Years later, while studying literature, I realised, it was not anything associated with religion. It had been our sense of joy in getting pleasure in discovering Mother Nature's awesome bounty of beauty. 
It was our own little way of reacting to all the varied sensations that autumn brought.Durga was just a part of it. Picking lotus from ponds for the worship was more of an adventure to us.Durga provided that occasion for us , to be in all those little and simple things of joy. Our young minds were tickled by the mirth the season of autumn brought.

Wordsworth probably talked of that in his poem 'Prelude', when quite animated as a young boy he ran to the wilderness of nature and being mesmerised by its beauty thought of a curious transportation to another place and time perhaps :
' as if I had been born 
On Indian Plains, and from my Mother's hut 
Had run abroad in wantonness, to sport...'

Revisiting Autumn is to me like that, making a journey to that time of year when in our little hearts we had nothing but the candid flowering of our love and passion, that love which could ,with consummate ease , transmute objects trivial into objects of supreme beauty.

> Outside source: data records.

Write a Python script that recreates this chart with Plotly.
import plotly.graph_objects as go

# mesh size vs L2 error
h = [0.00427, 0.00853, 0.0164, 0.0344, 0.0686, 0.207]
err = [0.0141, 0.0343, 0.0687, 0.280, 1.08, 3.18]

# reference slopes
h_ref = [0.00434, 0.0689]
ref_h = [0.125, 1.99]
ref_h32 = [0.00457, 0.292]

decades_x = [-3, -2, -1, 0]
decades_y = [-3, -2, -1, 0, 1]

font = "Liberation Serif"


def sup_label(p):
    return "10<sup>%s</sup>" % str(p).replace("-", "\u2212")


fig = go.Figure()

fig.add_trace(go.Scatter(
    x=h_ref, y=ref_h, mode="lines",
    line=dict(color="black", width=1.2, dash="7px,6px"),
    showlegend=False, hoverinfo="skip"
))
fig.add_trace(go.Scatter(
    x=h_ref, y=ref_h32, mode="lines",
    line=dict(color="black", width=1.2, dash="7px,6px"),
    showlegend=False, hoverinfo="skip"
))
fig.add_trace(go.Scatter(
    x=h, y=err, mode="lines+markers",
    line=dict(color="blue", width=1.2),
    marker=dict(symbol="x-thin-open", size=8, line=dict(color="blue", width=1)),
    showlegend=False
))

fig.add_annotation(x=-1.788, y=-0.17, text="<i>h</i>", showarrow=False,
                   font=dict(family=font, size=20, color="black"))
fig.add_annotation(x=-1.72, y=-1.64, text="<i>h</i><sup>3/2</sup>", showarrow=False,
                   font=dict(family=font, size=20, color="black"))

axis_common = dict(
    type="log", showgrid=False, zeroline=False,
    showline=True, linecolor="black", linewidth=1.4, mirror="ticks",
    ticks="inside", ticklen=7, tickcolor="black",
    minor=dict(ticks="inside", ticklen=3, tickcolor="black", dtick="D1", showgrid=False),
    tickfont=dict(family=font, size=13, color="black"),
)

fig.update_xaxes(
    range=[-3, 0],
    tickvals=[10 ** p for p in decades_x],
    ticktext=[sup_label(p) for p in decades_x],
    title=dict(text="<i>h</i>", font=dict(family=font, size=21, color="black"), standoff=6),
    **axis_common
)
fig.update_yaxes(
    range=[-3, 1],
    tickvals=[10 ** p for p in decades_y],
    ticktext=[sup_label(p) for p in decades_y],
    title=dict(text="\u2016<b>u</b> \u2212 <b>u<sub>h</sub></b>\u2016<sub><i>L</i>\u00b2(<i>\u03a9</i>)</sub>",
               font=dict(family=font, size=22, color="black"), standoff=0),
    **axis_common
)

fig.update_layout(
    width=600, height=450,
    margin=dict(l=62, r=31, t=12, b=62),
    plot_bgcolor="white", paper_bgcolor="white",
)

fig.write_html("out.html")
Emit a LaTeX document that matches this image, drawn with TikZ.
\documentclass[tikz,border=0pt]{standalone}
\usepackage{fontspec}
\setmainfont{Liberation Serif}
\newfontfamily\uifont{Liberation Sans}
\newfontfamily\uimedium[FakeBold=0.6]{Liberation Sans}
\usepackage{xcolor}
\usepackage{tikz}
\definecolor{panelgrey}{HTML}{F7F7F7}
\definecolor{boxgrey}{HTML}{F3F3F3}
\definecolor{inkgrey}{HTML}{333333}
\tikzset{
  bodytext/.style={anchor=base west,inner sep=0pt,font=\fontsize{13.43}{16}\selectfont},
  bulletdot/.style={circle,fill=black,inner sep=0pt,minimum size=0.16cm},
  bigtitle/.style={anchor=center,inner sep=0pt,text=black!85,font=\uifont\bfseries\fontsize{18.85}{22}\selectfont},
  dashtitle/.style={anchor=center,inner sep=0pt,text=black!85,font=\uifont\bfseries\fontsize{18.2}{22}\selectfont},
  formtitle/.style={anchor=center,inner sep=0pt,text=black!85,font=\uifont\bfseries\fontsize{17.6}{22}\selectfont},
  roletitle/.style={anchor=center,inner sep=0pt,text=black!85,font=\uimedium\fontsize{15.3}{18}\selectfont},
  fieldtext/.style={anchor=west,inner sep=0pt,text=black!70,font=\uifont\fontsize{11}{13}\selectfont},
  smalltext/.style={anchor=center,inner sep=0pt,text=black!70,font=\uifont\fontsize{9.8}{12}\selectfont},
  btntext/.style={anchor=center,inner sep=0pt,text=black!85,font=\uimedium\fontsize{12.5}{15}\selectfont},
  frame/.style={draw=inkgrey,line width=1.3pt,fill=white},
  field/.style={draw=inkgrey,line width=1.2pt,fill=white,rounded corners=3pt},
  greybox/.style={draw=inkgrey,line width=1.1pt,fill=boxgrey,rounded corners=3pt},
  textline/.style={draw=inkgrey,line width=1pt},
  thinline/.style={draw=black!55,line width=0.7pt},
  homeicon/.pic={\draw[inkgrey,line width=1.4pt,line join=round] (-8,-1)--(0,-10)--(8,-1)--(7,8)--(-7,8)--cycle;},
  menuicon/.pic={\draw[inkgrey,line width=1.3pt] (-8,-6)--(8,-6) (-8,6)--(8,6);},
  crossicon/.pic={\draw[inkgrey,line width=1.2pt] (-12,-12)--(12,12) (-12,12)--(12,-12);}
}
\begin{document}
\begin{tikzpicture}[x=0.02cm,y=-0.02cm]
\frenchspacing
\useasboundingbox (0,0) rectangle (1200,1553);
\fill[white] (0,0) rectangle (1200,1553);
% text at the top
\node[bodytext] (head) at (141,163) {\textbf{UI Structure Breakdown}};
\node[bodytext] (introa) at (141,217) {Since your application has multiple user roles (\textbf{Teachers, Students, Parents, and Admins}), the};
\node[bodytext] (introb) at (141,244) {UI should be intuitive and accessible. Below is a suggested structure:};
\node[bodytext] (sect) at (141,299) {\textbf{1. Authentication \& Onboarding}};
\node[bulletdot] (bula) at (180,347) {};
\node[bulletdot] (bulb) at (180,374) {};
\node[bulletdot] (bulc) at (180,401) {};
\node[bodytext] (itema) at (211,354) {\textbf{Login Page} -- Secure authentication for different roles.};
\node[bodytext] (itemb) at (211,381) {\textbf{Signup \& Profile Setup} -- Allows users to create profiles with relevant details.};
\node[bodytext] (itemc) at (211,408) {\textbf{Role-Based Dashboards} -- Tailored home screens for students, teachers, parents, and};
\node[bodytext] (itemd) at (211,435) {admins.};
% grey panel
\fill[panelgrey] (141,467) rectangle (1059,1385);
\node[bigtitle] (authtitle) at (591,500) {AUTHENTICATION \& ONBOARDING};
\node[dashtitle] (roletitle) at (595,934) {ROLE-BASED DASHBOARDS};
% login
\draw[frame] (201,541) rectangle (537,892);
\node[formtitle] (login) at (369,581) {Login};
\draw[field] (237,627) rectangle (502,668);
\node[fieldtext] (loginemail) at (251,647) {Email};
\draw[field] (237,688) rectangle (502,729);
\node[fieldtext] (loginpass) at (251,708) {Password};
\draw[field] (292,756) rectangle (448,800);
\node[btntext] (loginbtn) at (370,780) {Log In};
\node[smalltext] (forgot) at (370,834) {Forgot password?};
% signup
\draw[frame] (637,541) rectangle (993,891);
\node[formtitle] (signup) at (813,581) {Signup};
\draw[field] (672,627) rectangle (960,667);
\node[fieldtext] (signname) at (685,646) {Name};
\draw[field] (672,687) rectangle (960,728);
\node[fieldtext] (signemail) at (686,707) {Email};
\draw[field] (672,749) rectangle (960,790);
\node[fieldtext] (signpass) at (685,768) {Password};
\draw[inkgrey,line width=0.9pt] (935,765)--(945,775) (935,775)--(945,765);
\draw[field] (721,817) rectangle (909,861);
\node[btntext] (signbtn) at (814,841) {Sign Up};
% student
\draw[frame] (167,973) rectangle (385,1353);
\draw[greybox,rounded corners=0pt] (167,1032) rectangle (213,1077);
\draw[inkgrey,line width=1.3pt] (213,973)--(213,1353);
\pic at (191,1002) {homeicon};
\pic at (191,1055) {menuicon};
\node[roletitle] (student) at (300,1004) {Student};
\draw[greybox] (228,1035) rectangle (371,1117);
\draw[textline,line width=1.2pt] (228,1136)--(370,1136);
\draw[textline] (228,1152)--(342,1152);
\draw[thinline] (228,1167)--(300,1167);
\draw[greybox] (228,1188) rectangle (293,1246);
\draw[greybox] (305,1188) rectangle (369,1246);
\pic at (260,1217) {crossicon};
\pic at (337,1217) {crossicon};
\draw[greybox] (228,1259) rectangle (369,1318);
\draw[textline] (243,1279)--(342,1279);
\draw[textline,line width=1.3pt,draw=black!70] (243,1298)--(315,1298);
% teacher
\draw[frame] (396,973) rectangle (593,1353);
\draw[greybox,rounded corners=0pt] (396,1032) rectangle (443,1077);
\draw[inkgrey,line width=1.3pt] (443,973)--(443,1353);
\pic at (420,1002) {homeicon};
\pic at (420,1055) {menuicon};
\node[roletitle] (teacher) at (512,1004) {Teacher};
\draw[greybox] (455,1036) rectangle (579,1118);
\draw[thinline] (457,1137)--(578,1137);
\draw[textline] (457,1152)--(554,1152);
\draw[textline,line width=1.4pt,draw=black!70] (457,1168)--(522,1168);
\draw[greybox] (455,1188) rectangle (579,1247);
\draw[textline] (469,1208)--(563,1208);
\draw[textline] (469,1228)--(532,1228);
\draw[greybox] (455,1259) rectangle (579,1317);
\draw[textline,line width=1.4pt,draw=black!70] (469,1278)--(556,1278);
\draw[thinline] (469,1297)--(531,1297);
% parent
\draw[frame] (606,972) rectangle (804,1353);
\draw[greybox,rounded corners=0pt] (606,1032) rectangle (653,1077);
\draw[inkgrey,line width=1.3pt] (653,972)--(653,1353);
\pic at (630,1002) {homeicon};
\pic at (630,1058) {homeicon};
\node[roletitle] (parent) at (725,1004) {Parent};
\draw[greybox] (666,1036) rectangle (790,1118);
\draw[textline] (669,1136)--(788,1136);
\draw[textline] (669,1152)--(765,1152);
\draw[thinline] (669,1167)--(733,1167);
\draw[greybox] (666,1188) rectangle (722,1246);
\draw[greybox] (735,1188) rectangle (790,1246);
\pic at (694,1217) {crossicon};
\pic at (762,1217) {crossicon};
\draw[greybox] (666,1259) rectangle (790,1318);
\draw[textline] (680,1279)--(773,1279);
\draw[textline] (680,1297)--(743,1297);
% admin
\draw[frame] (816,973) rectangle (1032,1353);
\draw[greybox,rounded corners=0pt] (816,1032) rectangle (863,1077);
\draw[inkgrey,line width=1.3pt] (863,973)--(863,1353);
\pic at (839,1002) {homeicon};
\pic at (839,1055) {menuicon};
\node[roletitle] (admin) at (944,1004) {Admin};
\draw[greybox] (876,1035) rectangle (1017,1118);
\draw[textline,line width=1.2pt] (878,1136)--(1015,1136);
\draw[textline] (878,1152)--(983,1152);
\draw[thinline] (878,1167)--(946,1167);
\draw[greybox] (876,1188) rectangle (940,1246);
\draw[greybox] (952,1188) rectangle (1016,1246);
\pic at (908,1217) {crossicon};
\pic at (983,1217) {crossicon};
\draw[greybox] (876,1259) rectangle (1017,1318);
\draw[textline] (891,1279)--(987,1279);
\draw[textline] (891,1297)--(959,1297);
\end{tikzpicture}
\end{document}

Painting a morning of autumn
--------------------------------------------
That painting of an autumn morn
Where we were blown away borne
By the breeze of a day, I think we outdid,

You meditated upon the swirling waves
And I looked quiet sun grazing a street,
You told upon the season, by your truth,
I humbled by the silent song colored
All our times with ballads of country love,

You opened your palm to catch the nascent dreams
I enveloped my heart into the folds of clouds
And together we made the day panoramic,

That painting of an autumn morn
Where we were blown away borne
By the breeze of a day, I think we outdid.